Wrapping a scipy distribution with DensityDist

Dear all,

I’m trying to wrap a distribution from scipy with DensityDist. (I’m aware of the performance drawbacks in comparison to implementing this as a new distribution / aesara op)

Below is what I have tried:

from aesara.compile.ops import as_op
import aesara.tensor as at
import scipy
import pymc as pm
import numpy as np

# Data with: M, n, N, odds = 140, 80, 60, 0.8
data = np.array([35, 26, 35, 31, 27, 30, 27, 35, 29, 38, 27, 34, 33, 30, 29, 29, 31,
       31, 34, 31, 35, 30, 34, 29, 33, 34, 34, 32, 33, 30, 29, 33, 31, 31,
       35, 34, 33, 30, 34, 35, 31, 31, 32, 30, 33, 29, 35, 34, 30, 30, 31,
       34, 31, 31, 32, 29, 31, 30, 26, 33, 31, 28, 34, 30, 28, 28, 29, 32,
       35, 34, 36, 30, 35, 30, 26, 31, 30, 37, 30, 30, 35, 34, 28, 30, 30,
       33, 34, 31, 35, 34, 32, 32, 36, 30, 35, 32, 34, 32, 31, 37])

with pm.Model() as model:
        
    @as_op(itypes=[at.dvector], otypes=[at.dvector])
    def logp_(value):
        return scipy.stats.nchypergeom_wallenius(140, 80, 60, odds=odds.eval()).logpmf(value)
    
    @as_op(itypes=[at.dvector], otypes=[at.dvector])
    def logcdf_(value):
        return scipy.stats.nchypergeom_wallenius(140, 80, 60, odds=odds.eval()).logcdf(value)
    
    @as_op(itypes=[at.dvector], otypes=[at.ivector])
    def random_(value):
        return scipy.stats.nchypergeom_wallenius(140, 80, 60, odds=odds.eval()).rvs()
    
    odds = pm.Beta('odds', 1, 1)
    y = pm.DensityDist("WNCH", logp=logp_, logcdf=logcdf_, random=random_, observed=data)                 
    trace = pm.sample()

It samples but does not fit odds which is apparently just sampled from the prior. I’m really unsure about calling eval when passing odds to scipy … but without it there will be errors which makes some sense as scipy cannot work with the symbolic variables. I’m also unsure about the input types being vectors. I tried scalars and was hoping the magic of broadcasting would take care of dealing with the multiple observation, but if I use scalars, there will be shape errors.

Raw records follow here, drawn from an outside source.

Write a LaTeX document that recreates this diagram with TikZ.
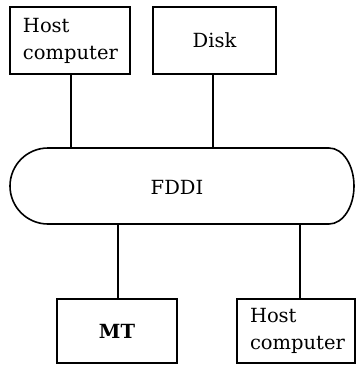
\documentclass[tikz,border=0pt]{standalone}
\usepackage{fontspec}
\setmainfont{DejaVu Serif}
\begin{document}
\begin{tikzpicture}[x=1pt,y=-1pt,
  box/.style={draw,line width=1.6pt,inner sep=0pt,font=\fontsize{19.5}{27}\selectfont},
  hostbox/.style={box,align=left,text width=#1},
  link/.style={line width=1.3pt},
  lbl/.style={font=\fontsize{19.5}{27}\selectfont}]
\useasboundingbox (0,0) rectangle (356,365);
% boxes
\node[hostbox=94pt,minimum width=120pt,minimum height=67pt] (h1) at (70,40.5) {Host\\computer};
\node[box,minimum width=123pt,minimum height=67pt] (disk) at (214.5,40.5) {Disk};
\node[box,minimum width=120pt,minimum height=64pt,font=\fontsize{19.5}{27}\selectfont\bfseries] (mt) at (117,331) {MT};
\node[hostbox=92pt,minimum width=118pt,minimum height=64pt] (h2) at (296,331) {Host\\computer};
% FDDI ring
\draw[line width=1.6pt] (48,148) -- (329,148)
  arc[start angle=90,end angle=-90,x radius=25,y radius=-38] -- (48,224)
  arc[start angle=270,end angle=90,x radius=38,y radius=-38] -- cycle;
\node[lbl] (fddi) at (177,187) {FDDI};
\coordinate (ftop) at (0,148);
\coordinate (fbot) at (0,224);
% connectors
\draw[link] ([xshift=1pt]h1.south) -- ([xshift=1pt]h1.south |- ftop);
\draw[link] ([xshift=-1.5pt]disk.south) -- ([xshift=-1.5pt]disk.south |- ftop);
\draw[link] ([xshift=1pt]mt.north) -- ([xshift=1pt]mt.north |- fbot);
\draw[link] ([xshift=4pt]h2.north) -- ([xshift=4pt]h2.north |- fbot);
\end{tikzpicture}
\end{document}
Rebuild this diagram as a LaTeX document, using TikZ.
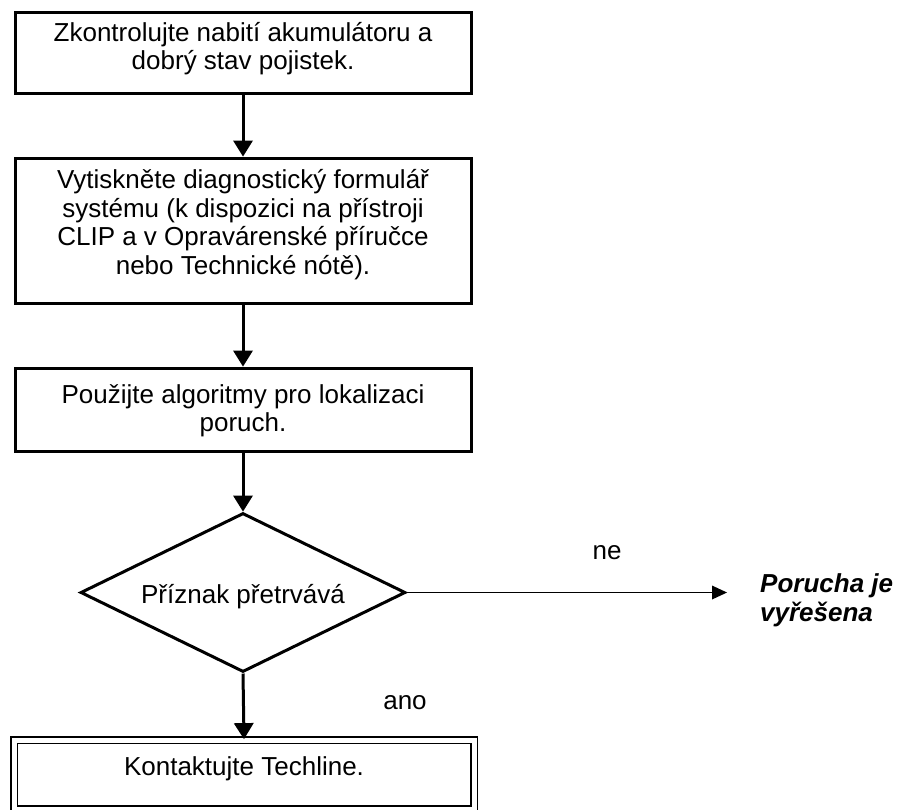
\documentclass[tikz,border=0pt]{standalone}
\usepackage{fontspec}
\setmainfont{Liberation Sans}
\usetikzlibrary{arrows.meta,shapes.geometric}
\begin{document}
\begin{tikzpicture}[x=1pt,y=-1pt,
  txt/.style={font=\fontsize{26}{28.5}\selectfont,align=center,inner sep=0pt},
  box/.style={draw,line width=3pt,minimum width=456pt,inner sep=0pt},
  flow/.style={line width=3pt,-{Triangle[width=20pt,length=16pt,line width=0pt]}},
  thinflow/.style={line width=1.4pt,-{Triangle[width=14pt,length=15pt,line width=0pt]}}
]
\useasboundingbox (0,0) rectangle (901,809);
\node[box,minimum height=81pt] (b1) at (243,52.5) {};
\node[txt] (t1) at (243,48.5) {Zkontrolujte nabití akumulátoru a\\dobrý stav pojistek.};
\node[box,minimum height=145pt] (b2) at (243,230.5) {};
\node[txt] (t2) at (243,224.5) {Vytiskněte diagnostický formulář\\systému (k dispozici na přístroji\\CLIP a v Opravárenské příručce\\nebo Technické nótě).};
\node[box,minimum height=83pt] (b3) at (243,409.5) {};
\node[txt] (t3) at (243,410.5) {Použijte algoritmy pro lokalizaci\\poruch.};
\node[txt,draw,shape=diamond,line width=3pt,aspect=2.04,minimum width=325pt,minimum height=159pt] (d) at (243,592.5) {};
\node[txt] (td) at (243,597) {Příznak přetrvává};
\node[draw,line width=1.8pt,double,double distance=5pt,minimum width=460pt,minimum height=69pt,inner sep=0pt] (b4) at (244,774.5) {};
\node[txt] (t4) at (244,769) {Kontaktujte Techline.};
\node[txt,anchor=west,align=left,font=\fontsize{26}{29}\selectfont\bfseries\itshape] (res) at (760,600) {Porucha je\\vyřešena};
\node[txt] (ne) at (607,553) {ne};
\node[txt] (ano) at (405,703) {ano};
\draw[flow] (b1.south) -- (b2.north);
\draw[flow] (b2.south) -- (b3.north);
\draw[flow] (b3.south) -- (d.north);
\draw[flow] (d.south) -- (b4.north);
\draw[thinflow,shorten >=33pt] (d.east) -- (d.east -| res.west);
\end{tikzpicture}
\end{document}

Any help of hints would be highly appreciated!

Many thanks
Jan

1 Like

I could be wrong, but I think odds needs to be passed into the logp as an argument. See this thread for more info. So something like this?

@as_op(itypes=[at.dvector, at.dscalar], otypes=[at.dvector])
def logp_(value, odds):
    return scipy.stats.nchypergeom_wallenius(140,
                                             80,
                                             60,
                                             odds=odds).logpmf(value)

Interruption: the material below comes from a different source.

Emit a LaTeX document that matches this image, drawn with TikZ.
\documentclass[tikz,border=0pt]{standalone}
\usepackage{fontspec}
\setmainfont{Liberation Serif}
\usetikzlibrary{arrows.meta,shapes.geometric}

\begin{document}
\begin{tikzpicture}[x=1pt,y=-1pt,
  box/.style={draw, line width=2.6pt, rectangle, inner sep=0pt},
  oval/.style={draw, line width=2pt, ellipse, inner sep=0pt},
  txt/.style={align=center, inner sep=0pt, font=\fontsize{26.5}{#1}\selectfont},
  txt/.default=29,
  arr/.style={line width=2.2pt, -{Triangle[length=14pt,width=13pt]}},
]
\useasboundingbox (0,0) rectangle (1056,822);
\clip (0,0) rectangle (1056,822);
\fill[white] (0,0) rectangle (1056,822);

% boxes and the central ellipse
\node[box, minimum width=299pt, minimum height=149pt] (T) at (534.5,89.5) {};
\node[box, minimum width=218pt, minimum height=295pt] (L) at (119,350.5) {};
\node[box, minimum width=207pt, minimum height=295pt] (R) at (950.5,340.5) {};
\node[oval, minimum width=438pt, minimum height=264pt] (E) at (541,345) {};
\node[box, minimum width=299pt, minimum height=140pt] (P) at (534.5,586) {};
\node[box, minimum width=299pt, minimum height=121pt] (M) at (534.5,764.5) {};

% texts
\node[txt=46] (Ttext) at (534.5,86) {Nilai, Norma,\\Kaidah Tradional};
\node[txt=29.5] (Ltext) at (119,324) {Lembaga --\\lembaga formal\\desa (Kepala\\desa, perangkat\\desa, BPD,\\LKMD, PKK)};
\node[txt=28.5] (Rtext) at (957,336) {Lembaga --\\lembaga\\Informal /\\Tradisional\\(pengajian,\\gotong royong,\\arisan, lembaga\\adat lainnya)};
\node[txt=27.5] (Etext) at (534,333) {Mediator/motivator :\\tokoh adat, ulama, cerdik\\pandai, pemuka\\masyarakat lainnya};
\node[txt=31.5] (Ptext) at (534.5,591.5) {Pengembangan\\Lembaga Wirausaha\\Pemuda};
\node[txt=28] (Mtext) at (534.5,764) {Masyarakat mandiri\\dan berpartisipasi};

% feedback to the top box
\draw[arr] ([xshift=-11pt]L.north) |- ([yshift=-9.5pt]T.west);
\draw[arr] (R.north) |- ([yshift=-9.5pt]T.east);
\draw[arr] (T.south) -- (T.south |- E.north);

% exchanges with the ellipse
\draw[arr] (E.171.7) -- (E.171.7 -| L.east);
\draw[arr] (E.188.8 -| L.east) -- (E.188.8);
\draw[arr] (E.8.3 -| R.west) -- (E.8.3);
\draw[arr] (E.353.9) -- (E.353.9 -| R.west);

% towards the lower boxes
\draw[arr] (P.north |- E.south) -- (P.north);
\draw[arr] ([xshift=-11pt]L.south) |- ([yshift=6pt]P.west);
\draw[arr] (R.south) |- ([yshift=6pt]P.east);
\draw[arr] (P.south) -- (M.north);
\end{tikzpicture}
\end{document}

odds = pm.Beta('odds', 1, 1)
y = pm.DensityDist("WNCH",
                   odds,
                   logp=logp_,
                   logcdf=logcdf_,
                   random=random_,
                   observed=data)                 
3 Likes

Great, it works! Many thanks @cluhmann

1 Like

Here a working example with all parameters of this distribution, in case it might be helpful for someone. Also note that random_ is not op as in the earlier snippet

from aesara.compile.ops import as_op
import aesara.tensor as at
import scipy
from pymc.aesaraf import floatX, intX


with pm.Model() as model:
    
    @as_op(itypes=[at.dvector, at.ivector, at.ivector, at.iscalar, at.dscalar], otypes=[at.dvector])
    def logp_(value, M, n, N, odds):
        return scipy.stats.nchypergeom_wallenius(M, n, N, odds).logpmf(value)
    
    @as_op(itypes=[at.dvector, at.ivector, at.ivector, at.iscalar,  at.dscalar], otypes=[at.dvector])
    def logcdf_(value, M, n, N, odds):
        return scipy.stats.nchypergeom_wallenius(M, n, N, odds).logcdf(value)
    
    def random_(M, n, N, odds, rng, size):
        return scipy.stats.nchypergeom_wallenius(M, n, N, odds=odds).\
                      rvs(random_state=rng, size=size)
    
    M =  at.as_tensor(intX(data['M'].values))
    n =  at.as_tensor(intX(data['n'].values))
    N =  at.as_tensor(intX(1))
    
    logodds = pm.Normal('logodds', 0, 1.5)
    p = pm.Deterministic('p', pm.invlogit(logodds))
    odds = pm.Deterministic('odds', at.exp(logodds))
    
    
    y = pm.DensityDist("WNCH", M, n, N, odds, logp=logp_, logcdf=logcdf_,
                        random=random_, observed=data['Obs'].values)   
    trace = pm.sample()
    trace.extend(pm.sample_prior_predictive())
2 Likes

You should use the rng in the scipy call. It can be passed as random_state keyword to rvs if I am not mistaken. Otherwise it won’t be seedable.

1 Like

Good point! Thanks! What about size? Seems like scipy handles the shapes just fine but perhaps size is required to draw posterior predictive samples of different sizes?

Yes size should also be passed. In those cases where the shape of the distribution goes beyond what is implied by the parameters, your function would return less draws than expected

1 Like